Neither thumbs up nor thumbs down for Sun of Blood and Ruin by Mariely Lares. Fantasy.
I need to stop reading debut authors. This book was billed as a gender-swapped Zorro combined with Mesoamerican mythology and alternate-history Spanish-Colonized Mexico. And it was indeed that, with a nice mix of adventure, political intrigue, magic, and some hints of romance-to-come. I was enjoying it a lot.… >> Read more
Thumbs up for Shanghai Immortal by A. Y. Chao. Historical fantasy.

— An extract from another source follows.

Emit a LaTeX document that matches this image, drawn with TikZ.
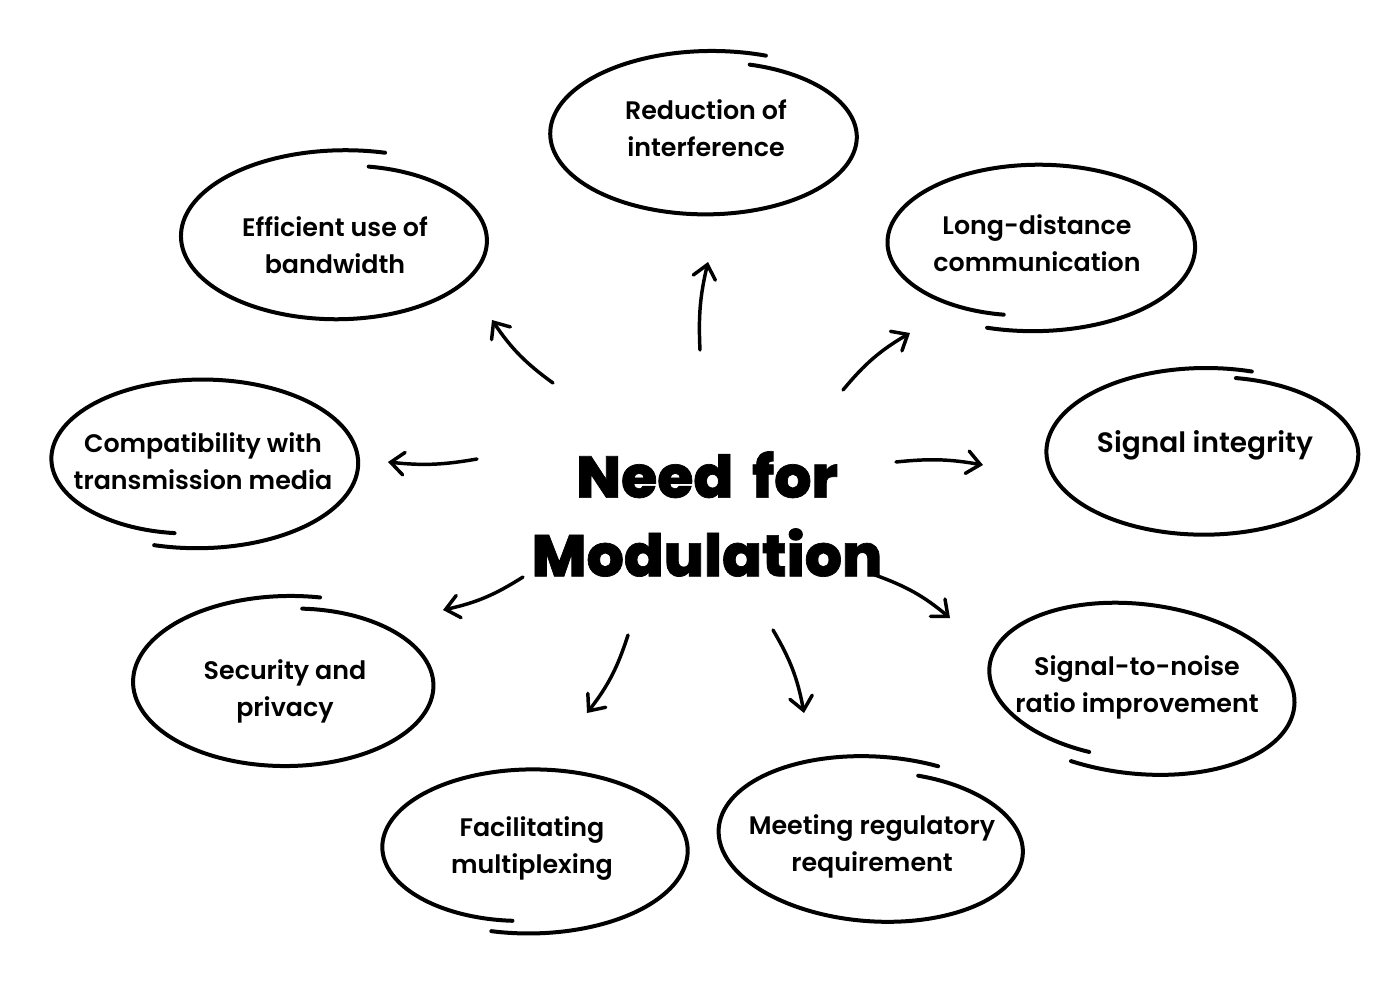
\documentclass[tikz,border=0pt]{standalone}
\usepackage{fontspec}
\newfontfamily\labfont{Poppins SemiBold}
\newfontfamily\heavyfont{Poppins ExtraBold}[FakeBold=1.2,WordSpace=1.7]
\usetikzlibrary{arrows.meta}
\newcommand\handell[9]{%
  \draw[ellstroke] plot[domain=0:1,samples=140,smooth,variable=\s]
  ({(#1) + (1+((#8)-1)*(1-\s)^3+((#9)-1)*\s^3)*((#3)*cos((#6)+((#7)-(#6))*\s)*cos(#5) - (#4)*sin((#6)+((#7)-(#6))*\s)*sin(#5))},
   {(#2) + (1+((#8)-1)*(1-\s)^3+((#9)-1)*\s^3)*((#3)*cos((#6)+((#7)-(#6))*\s)*sin(#5) + (#4)*sin((#6)+((#7)-(#6))*\s)*cos(#5))});
}
\tikzset{
  lab/.style={font=\labfont\fontsize{19}{27.75}\selectfont, align=center, inner sep=0pt},
  hub/.style={font=\heavyfont\fontsize{44}{59}\selectfont, align=center, inner sep=0pt},
  ellstroke/.style={line width=3pt, line cap=round, line join=round},
  arr/.style={line width=2.6pt, line cap=round, -{Straight Barb[length=10pt,width=17pt,line cap=round]}},
}
\begin{document}
\begin{tikzpicture}[x=0.75pt,y=-0.75pt]
\useasboundingbox (0,0) rectangle (1400,1000);
\fill[white] (0,0) rectangle (1400,1000);

% centre
\node[hub] (hub) at (707,514) {Need for\\Modulation};

% labels
\node[lab] (red) at (706,128) {Reduction of\\interference};
\node[lab] (eff) at (335,245) {Efficient use of\\bandwidth};
\node[lab] (lng) at (1037,243) {Long-distance\\communication};
\node[lab] (cmp) at (203,461) {Compatibility with\\transmission media};
\node[lab,font=\labfont\fontsize{21}{28}\selectfont] (sig) at (1205,445) {Signal integrity};
\node[lab] (sec) at (285,691) {Security and\\privacy};
\node[lab] (snr) at (1137,687) {Signal-to-noise\\ratio improvement};
\node[lab] (fac) at (532,849) {Facilitating\\multiplexing};
\node[lab] (mee) at (872,846) {Meeting regulatory\\requirement};

% hand-drawn ellipses
\handell{708}{135}{155}{80}{0}{287}{651}{0.92}{1.06}
\handell{340}{238}{155}{82}{0}{282}{646}{0.89}{1.08}
\handell{1035}{246}{159}{83}{0}{107}{-257}{1.03}{0.85}
\handell{199}{462}{158}{84}{0}{106}{-260}{1.03}{0.86}
\handell{1206}{452}{160}{84}{0}{282}{647}{0.9}{1.0}
\handell{288}{683}{153}{84}{0}{276}{642}{0.89}{1.04}
\handell{530}{850}{157}{82}{0}{104}{-263}{1.02}{0.87}
\handell{877}{840}{160}{84}{4}{286}{651}{0.83}{0.99}
\handell{1136}{687}{159}{85}{7}{110}{-254}{1.02}{0.86}

% arrow endpoints
\coordinate (a1s) at (553,383); \coordinate (a1e) at (492,320);
\coordinate (a2s) at (700,350); \coordinate (a2e) at (708,262);
\coordinate (a3s) at (843,390); \coordinate (a3e) at (910,333);
\coordinate (a4s) at (477,459); \coordinate (a4e) at (388,462);
\coordinate (a5s) at (896,462); \coordinate (a5e) at (983,465);
\coordinate (a6s) at (523,577); \coordinate (a6e) at (443,610);
\coordinate (a7s) at (628,635); \coordinate (a7e) at (587,713);
\coordinate (a8s) at (773,630); \coordinate (a8e) at (804,713);
\coordinate (a9s) at (875,575); \coordinate (a9e) at (950,618);

\draw[arr] (a1s) to[bend left=10] (a1e);
\draw[arr] (a2s) to[bend left=8] (a2e);
\draw[arr] (a3s) to[bend left=10] (a3e);
\draw[arr] (a4s) to[bend left=8] (a4e);
\draw[arr] (a5s) to[bend left=8] (a5e);
\draw[arr] (a6s) to[bend left=10] (a6e);
\draw[arr] (a7s) to[bend left=10] (a7e);
\draw[arr] (a8s) to[bend left=10] (a8e);
\draw[arr] (a9s) to[bend left=10] (a9e);
\end{tikzpicture}
\end{document}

A juvenile half-vampire, half-fox-spirit with lots of feelings and low impulse control is sent from Immortal Shanghai to 1930’s Mortal Shanghai on a mission, the reasons for which already escape me. I’m not sure I ever understood them, to be honest: this book is not strong on plot, but it does succeed as a fun character-driven coming-of-age story.… >> Read more
Thumbs up for The Adventures of Amina Al-Sirafi by Shannon Chakraborty. Fantasy.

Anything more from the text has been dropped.